Bir tek şeyi iyice öğreniyorum. Her zaman, her gün, hep aynı şeyi öğreniyorum. Başın dertteyse, canın yanmışsa, bir şeye ihtiyacın varsa... fakir insanlara git. Sana ancak onlar yardım eder... yalnız onlar.
1939 yılında yayınlanan bu eser sonrasında Pulitzer Ödülü kazanmıştır. Amerika'daki 1930'lu yıllarda patlak veren ekonomik kriz dönemini anlatılıyor Steinbeck. Yalnız öyle bir anlatıyor ki olayları bizzat yaşıyoruz. Eserlerinin çoğunda işçi kesimini ve toplumsal konuları oldukça başarılı bir şekilde anlatıyor yazar. Bu eserinde de zengin fakir çatışması yer alıyor. Krizden etkilenen halk öyle sefil oluyor ki. Ama bir yerlerde halen bir eli yağda bir eli balda olan kimseler mevcut ne yazık ki. Fakirin halini yine fakir anlar mesajını veriyor. Yiyecek bir lokma bulamayan insanlar gene de kendinden daha da kötü olanlara yardım ediyor sırt çevirmiyor.
Joad ailesi üzerinden olaylara tanık olup gidiyoruz. Zorla topraklarından sürülen bir aile. Sadece onlar değil onlar gibi binlercesi. Kırık dökük arabada koca bir aile yeni yerler, yeni iş, başlarını sokacak bir çatı umudu ile düşüyor yola. Gidiyorlar gitmesine ya iş bulunacak mi ki? Kalabalık bir ailenin zamanla nasıl da çöktüğünü de görüyoruz bu kitapta.

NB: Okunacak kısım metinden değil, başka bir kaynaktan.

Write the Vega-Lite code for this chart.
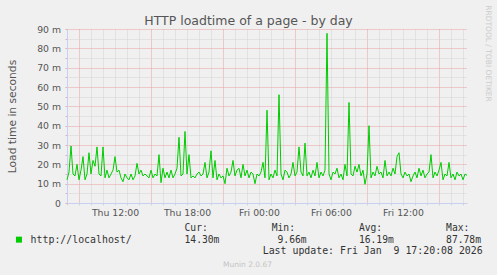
{
  "$schema": "https://vega.github.io/schema/vega-lite/v6.json",
  "width": 400,
  "height": 174,
  "autosize": {"type": "none"},
  "padding": {"left": 67, "top": 29, "right": 30, "bottom": 72},
  "background": "#f0f0f0",
  "config": {"font": "DejaVu Sans", "view": {"fill": "#ffffff", "stroke": null}},
  "title": {"text": "HTTP loadtime of a page - by day", "font": "DejaVu Sans", "fontSize": 12.5, "fontWeight": "normal", "color": "#555555", "anchor": "middle", "dx": -18.5, "offset": -22},
  "layer": [
    {
      "data": {"values": [
        {"t": "2026-01-08T08:00", "v": 12}, {"t": "2026-01-08T08:10", "v": 16}, {"t": "2026-01-08T08:20", "v": 29.5}, {"t": "2026-01-08T08:30", "v": 15}, {"t": "2026-01-08T08:40", "v": 14}, {"t": "2026-01-08T08:50", "v": 20},
        {"t": "2026-01-08T09:00", "v": 12}, {"t": "2026-01-08T09:10", "v": 17}, {"t": "2026-01-08T09:20", "v": 24}, {"t": "2026-01-08T09:30", "v": 12}, {"t": "2026-01-08T09:40", "v": 15}, {"t": "2026-01-08T09:50", "v": 26},
        {"t": "2026-01-08T10:00", "v": 15}, {"t": "2026-01-08T10:10", "v": 22}, {"t": "2026-01-08T10:20", "v": 19}, {"t": "2026-01-08T10:30", "v": 29}, {"t": "2026-01-08T10:40", "v": 15}, {"t": "2026-01-08T10:50", "v": 14},
        {"t": "2026-01-08T11:00", "v": 29}, {"t": "2026-01-08T11:10", "v": 13}, {"t": "2026-01-08T11:20", "v": 17}, {"t": "2026-01-08T11:30", "v": 13}, {"t": "2026-01-08T11:40", "v": 15}, {"t": "2026-01-08T11:50", "v": 17},
        {"t": "2026-01-08T12:00", "v": 24}, {"t": "2026-01-08T12:10", "v": 16}, {"t": "2026-01-08T12:20", "v": 17}, {"t": "2026-01-08T12:30", "v": 13}, {"t": "2026-01-08T12:40", "v": 11}, {"t": "2026-01-08T12:50", "v": 15},
        {"t": "2026-01-08T13:00", "v": 13}, {"t": "2026-01-08T13:10", "v": 12}, {"t": "2026-01-08T13:20", "v": 15}, {"t": "2026-01-08T13:30", "v": 12}, {"t": "2026-01-08T13:40", "v": 14}, {"t": "2026-01-08T13:50", "v": 20.5},
        {"t": "2026-01-08T14:00", "v": 15}, {"t": "2026-01-08T14:10", "v": 17}, {"t": "2026-01-08T14:20", "v": 14}, {"t": "2026-01-08T14:30", "v": 15}, {"t": "2026-01-08T14:40", "v": 14}, {"t": "2026-01-08T14:50", "v": 13},
        {"t": "2026-01-08T15:00", "v": 17}, {"t": "2026-01-08T15:10", "v": 13}, {"t": "2026-01-08T15:20", "v": 15}, {"t": "2026-01-08T15:30", "v": 14}, {"t": "2026-01-08T15:40", "v": 25}, {"t": "2026-01-08T15:50", "v": 10.5},
        {"t": "2026-01-08T16:00", "v": 18}, {"t": "2026-01-08T16:10", "v": 13}, {"t": "2026-01-08T16:20", "v": 16}, {"t": "2026-01-08T16:30", "v": 13}, {"t": "2026-01-08T16:40", "v": 17}, {"t": "2026-01-08T16:50", "v": 13},
        {"t": "2026-01-08T17:00", "v": 15}, {"t": "2026-01-08T17:10", "v": 18}, {"t": "2026-01-08T17:20", "v": 34}, {"t": "2026-01-08T17:30", "v": 14}, {"t": "2026-01-08T17:40", "v": 15}, {"t": "2026-01-08T17:50", "v": 37},
        {"t": "2026-01-08T18:00", "v": 15}, {"t": "2026-01-08T18:10", "v": 25}, {"t": "2026-01-08T18:20", "v": 13}, {"t": "2026-01-08T18:30", "v": 14}, {"t": "2026-01-08T18:40", "v": 13}, {"t": "2026-01-08T18:50", "v": 15},
        {"t": "2026-01-08T19:00", "v": 16}, {"t": "2026-01-08T19:10", "v": 14}, {"t": "2026-01-08T19:20", "v": 15}, {"t": "2026-01-08T19:30", "v": 21}, {"t": "2026-01-08T19:40", "v": 13}, {"t": "2026-01-08T19:50", "v": 16},
        {"t": "2026-01-08T20:00", "v": 27}, {"t": "2026-01-08T20:10", "v": 13}, {"t": "2026-01-08T20:20", "v": 22}, {"t": "2026-01-08T20:30", "v": 12}, {"t": "2026-01-08T20:40", "v": 15}, {"t": "2026-01-08T20:50", "v": 13},
        {"t": "2026-01-08T21:00", "v": 14}, {"t": "2026-01-08T21:10", "v": 10}, {"t": "2026-01-08T21:20", "v": 18}, {"t": "2026-01-08T21:30", "v": 14}, {"t": "2026-01-08T21:40", "v": 16}, {"t": "2026-01-08T21:50", "v": 22},
        {"t": "2026-01-08T22:00", "v": 14}, {"t": "2026-01-08T22:10", "v": 17}, {"t": "2026-01-08T22:20", "v": 18}, {"t": "2026-01-08T22:30", "v": 13}, {"t": "2026-01-08T22:40", "v": 20}, {"t": "2026-01-08T22:50", "v": 14},
        {"t": "2026-01-08T23:00", "v": 17}, {"t": "2026-01-08T23:10", "v": 13}, {"t": "2026-01-08T23:20", "v": 16}, {"t": "2026-01-08T23:30", "v": 15}, {"t": "2026-01-08T23:40", "v": 10}, {"t": "2026-01-08T23:50", "v": 15},
        {"t": "2026-01-09T00:00", "v": 14}, {"t": "2026-01-09T00:10", "v": 16}, {"t": "2026-01-09T00:20", "v": 21}, {"t": "2026-01-09T00:30", "v": 13}, {"t": "2026-01-09T00:40", "v": 48}, {"t": "2026-01-09T00:50", "v": 12},
        {"t": "2026-01-09T01:00", "v": 15}, {"t": "2026-01-09T01:10", "v": 13}, {"t": "2026-01-09T01:20", "v": 17}, {"t": "2026-01-09T01:30", "v": 14}, {"t": "2026-01-09T01:40", "v": 56}, {"t": "2026-01-09T01:50", "v": 15},
        {"t": "2026-01-09T02:00", "v": 12}, {"t": "2026-01-09T02:10", "v": 17}, {"t": "2026-01-09T02:20", "v": 16}, {"t": "2026-01-09T02:30", "v": 13}, {"t": "2026-01-09T02:40", "v": 15}, {"t": "2026-01-09T02:50", "v": 21},
        {"t": "2026-01-09T03:00", "v": 14}, {"t": "2026-01-09T03:10", "v": 16}, {"t": "2026-01-09T03:20", "v": 29}, {"t": "2026-01-09T03:30", "v": 16}, {"t": "2026-01-09T03:40", "v": 14}, {"t": "2026-01-09T03:50", "v": 31},
        {"t": "2026-01-09T04:00", "v": 14}, {"t": "2026-01-09T04:10", "v": 16}, {"t": "2026-01-09T04:20", "v": 13}, {"t": "2026-01-09T04:30", "v": 17}, {"t": "2026-01-09T04:40", "v": 14}, {"t": "2026-01-09T04:50", "v": 21},
        {"t": "2026-01-09T05:00", "v": 13}, {"t": "2026-01-09T05:10", "v": 16}, {"t": "2026-01-09T05:20", "v": 14}, {"t": "2026-01-09T05:30", "v": 17}, {"t": "2026-01-09T05:40", "v": 87.78}, {"t": "2026-01-09T05:50", "v": 15},
        {"t": "2026-01-09T06:00", "v": 12}, {"t": "2026-01-09T06:10", "v": 16}, {"t": "2026-01-09T06:20", "v": 15}, {"t": "2026-01-09T06:30", "v": 18}, {"t": "2026-01-09T06:40", "v": 13}, {"t": "2026-01-09T06:50", "v": 15},
        {"t": "2026-01-09T07:00", "v": 12}, {"t": "2026-01-09T07:10", "v": 20}, {"t": "2026-01-09T07:20", "v": 14}, {"t": "2026-01-09T07:30", "v": 52}, {"t": "2026-01-09T07:40", "v": 15}, {"t": "2026-01-09T07:50", "v": 14},
        {"t": "2026-01-09T08:00", "v": 19}, {"t": "2026-01-09T08:10", "v": 16}, {"t": "2026-01-09T08:20", "v": 20}, {"t": "2026-01-09T08:30", "v": 14}, {"t": "2026-01-09T08:40", "v": 17}, {"t": "2026-01-09T08:50", "v": 9.66},
        {"t": "2026-01-09T09:00", "v": 15}, {"t": "2026-01-09T09:10", "v": 40}, {"t": "2026-01-09T09:20", "v": 13}, {"t": "2026-01-09T09:30", "v": 16}, {"t": "2026-01-09T09:40", "v": 14}, {"t": "2026-01-09T09:50", "v": 19},
        {"t": "2026-01-09T10:00", "v": 15}, {"t": "2026-01-09T10:10", "v": 16}, {"t": "2026-01-09T10:20", "v": 13}, {"t": "2026-01-09T10:30", "v": 22}, {"t": "2026-01-09T10:40", "v": 14}, {"t": "2026-01-09T10:50", "v": 16},
        {"t": "2026-01-09T11:00", "v": 14}, {"t": "2026-01-09T11:10", "v": 18}, {"t": "2026-01-09T11:20", "v": 15}, {"t": "2026-01-09T11:30", "v": 24}, {"t": "2026-01-09T11:40", "v": 26}, {"t": "2026-01-09T11:50", "v": 15},
        {"t": "2026-01-09T12:00", "v": 13}, {"t": "2026-01-09T12:10", "v": 16}, {"t": "2026-01-09T12:20", "v": 14}, {"t": "2026-01-09T12:30", "v": 15}, {"t": "2026-01-09T12:40", "v": 11}, {"t": "2026-01-09T12:50", "v": 14},
        {"t": "2026-01-09T13:00", "v": 16}, {"t": "2026-01-09T13:10", "v": 13}, {"t": "2026-01-09T13:20", "v": 18}, {"t": "2026-01-09T13:30", "v": 14}, {"t": "2026-01-09T13:40", "v": 17}, {"t": "2026-01-09T13:50", "v": 13},
        {"t": "2026-01-09T14:00", "v": 15}, {"t": "2026-01-09T14:10", "v": 16}, {"t": "2026-01-09T14:20", "v": 25}, {"t": "2026-01-09T14:30", "v": 13}, {"t": "2026-01-09T14:40", "v": 16}, {"t": "2026-01-09T14:50", "v": 14},
        {"t": "2026-01-09T15:00", "v": 17}, {"t": "2026-01-09T15:10", "v": 21}, {"t": "2026-01-09T15:20", "v": 12}, {"t": "2026-01-09T15:30", "v": 15}, {"t": "2026-01-09T15:40", "v": 14}, {"t": "2026-01-09T15:50", "v": 21},
        {"t": "2026-01-09T16:00", "v": 13}, {"t": "2026-01-09T16:10", "v": 15}, {"t": "2026-01-09T16:20", "v": 12}, {"t": "2026-01-09T16:30", "v": 16}, {"t": "2026-01-09T16:40", "v": 14}, {"t": "2026-01-09T16:50", "v": 15},
        {"t": "2026-01-09T17:00", "v": 12}, {"t": "2026-01-09T17:10", "v": 15}, {"t": "2026-01-09T17:20", "v": 14.3}
      ]},
      "mark": {"type": "line", "strokeWidth": 1},
      "encoding": {
        "x": {
          "field": "t", "type": "temporal",
          "axis": {
            "title": null,
            "tickCount": 34,
            "grid": true,
            "gridColor": {"condition": {"test": "hours(datum.value) % 6 === 3", "value": "#e8a0a0"}, "value": "#d4d4d4"},
            "gridDash": [1, 1],
            "tickSize": 2,
            "tickColor": "#d4d4d4",
            "domainColor": "#c8cff2",
            "labelExpr": "hours(datum.value) % 6 === 0 ? timeFormat(datum.value, '%a %H:%M') : ''",
            "labelFont": "DejaVu Sans",
            "labelFontSize": 9.3,
            "labelColor": "#555555",
            "labelPadding": 3.3,
            "labelOverlap": false,
            "labelFlush": false
          }
        },
        "y": {
          "field": "v", "type": "quantitative",
          "scale": {"domain": [0, 90], "nice": false},
          "axis": {
            "title": "Load time in seconds",
            "values": [0, 5, 10, 15, 20, 25, 30, 35, 40, 45, 50, 55, 60, 65, 70, 75, 80, 85, 90],
            "grid": true,
            "gridColor": {"condition": {"test": "datum.value % 10 === 0", "value": "#e8a0a0"}, "value": "#d4d4d4"},
            "gridDash": [1, 1],
            "tickSize": 2,
            "tickColor": "#e0b0b0",
            "domainColor": "#c8cff2",
            "labelExpr": "datum.value % 10 === 0 ? (datum.value === 0 ? '0' : datum.value + ' m') : ''",
            "labelFont": "DejaVu Sans",
            "labelFontSize": 9.3,
            "labelColor": "#555555",
            "labelPadding": 4.5,
            "labelOverlap": false,
            "titleFont": "DejaVu Sans",
            "titleFontSize": 10.7,
            "titleFontWeight": "normal",
            "titleColor": "#555555",
            "titlePadding": 19.5
          }
        },
        "color": {
          "datum": "http://localhost/",
          "scale": {"range": ["#00cc00"]},
          "legend": {
            "orient": "none", "legendX": -53, "legendY": 205.7, "title": null,
            "symbolType": "square", "symbolSize": 36, "symbolFillColor": "#00cc00", "symbolStrokeWidth": 0,
            "labelFont": "DejaVu Sans Mono", "labelFontSize": 9.9, "labelColor": "#333333",
            "labelOffset": 6.7, "padding": 0
          }
        }
      }
    },
    {
      "data": {"values": [{"lines": ["Cur:\u00a0\u00a0\u00a0\u00a0\u00a0\u00a0\u00a0\u00a0\u00a0\u00a0\u00a0Min:\u00a0\u00a0\u00a0\u00a0\u00a0\u00a0\u00a0\u00a0\u00a0\u00a0\u00a0Avg:\u00a0\u00a0\u00a0\u00a0\u00a0\u00a0\u00a0\u00a0\u00a0\u00a0\u00a0Max:", "14.30m\u00a0\u00a0\u00a0\u00a0\u00a0\u00a0\u00a0\u00a0\u00a0\u00a09.66m\u00a0\u00a0\u00a0\u00a0\u00a0\u00a0\u00a0\u00a0\u00a016.19m\u00a0\u00a0\u00a0\u00a0\u00a0\u00a0\u00a0\u00a0\u00a087.78m"]}]},
      "mark": {"type": "text", "align": "left", "baseline": "alphabetic", "font": "DejaVu Sans Mono", "fontSize": 9.67, "lineHeight": 11.5, "color": "#333333", "dx": -82.5, "dy": 115},
      "encoding": {"text": {"field": "lines"}}
    },
    {
      "data": {"values": [{"note": "Last update: Fri Jan\u00a0 9 17:20:08 2026"}]},
      "mark": {"type": "text", "align": "right", "baseline": "alphabetic", "font": "DejaVu Sans Mono", "fontSize": 9.9, "color": "#333333", "dx": 215.7, "dy": 138.3},
      "encoding": {"text": {"field": "note"}}
    },
    {
      "data": {"values": [{"note": "Munin 2.0.67"}]},
      "mark": {"type": "text", "align": "center", "baseline": "alphabetic", "font": "DejaVu Sans", "fontSize": 7.5, "color": "#c4c4c4", "dx": -19.5, "dy": 151},
      "encoding": {"text": {"field": "note"}}
    },
    {
      "data": {"values": [{"note": "RRDTOOL / TOBI OETIKER"}]},
      "mark": {"type": "text", "align": "center", "baseline": "alphabetic", "font": "DejaVu Sans", "fontSize": 7.5, "color": "#cccccc", "angle": 90, "dx": -62.5, "dy": -218.7},
      "encoding": {"text": {"field": "note"}}
    }
  ]
}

Okurken gerçekten dayanamadım. Yani it gibi çalışıp karşılığında aldıkları ücret akıl kârı değil. Bu kadar gaddar olmamalı insan oğlu. Kitabın sonunda yazar öyle bir atış yapmış ki kitap bitince aval aval baktim. Şu an dahi bu satırları zor yazıyorum ciddi anlamda çok etkiledi kitap beni. İçim buruk, kalbim kırık dökük. Gecen aylarda Cennetin Doğusu'nu okumuştum ama Gazap Üzümleri beni yerden yere vurdu.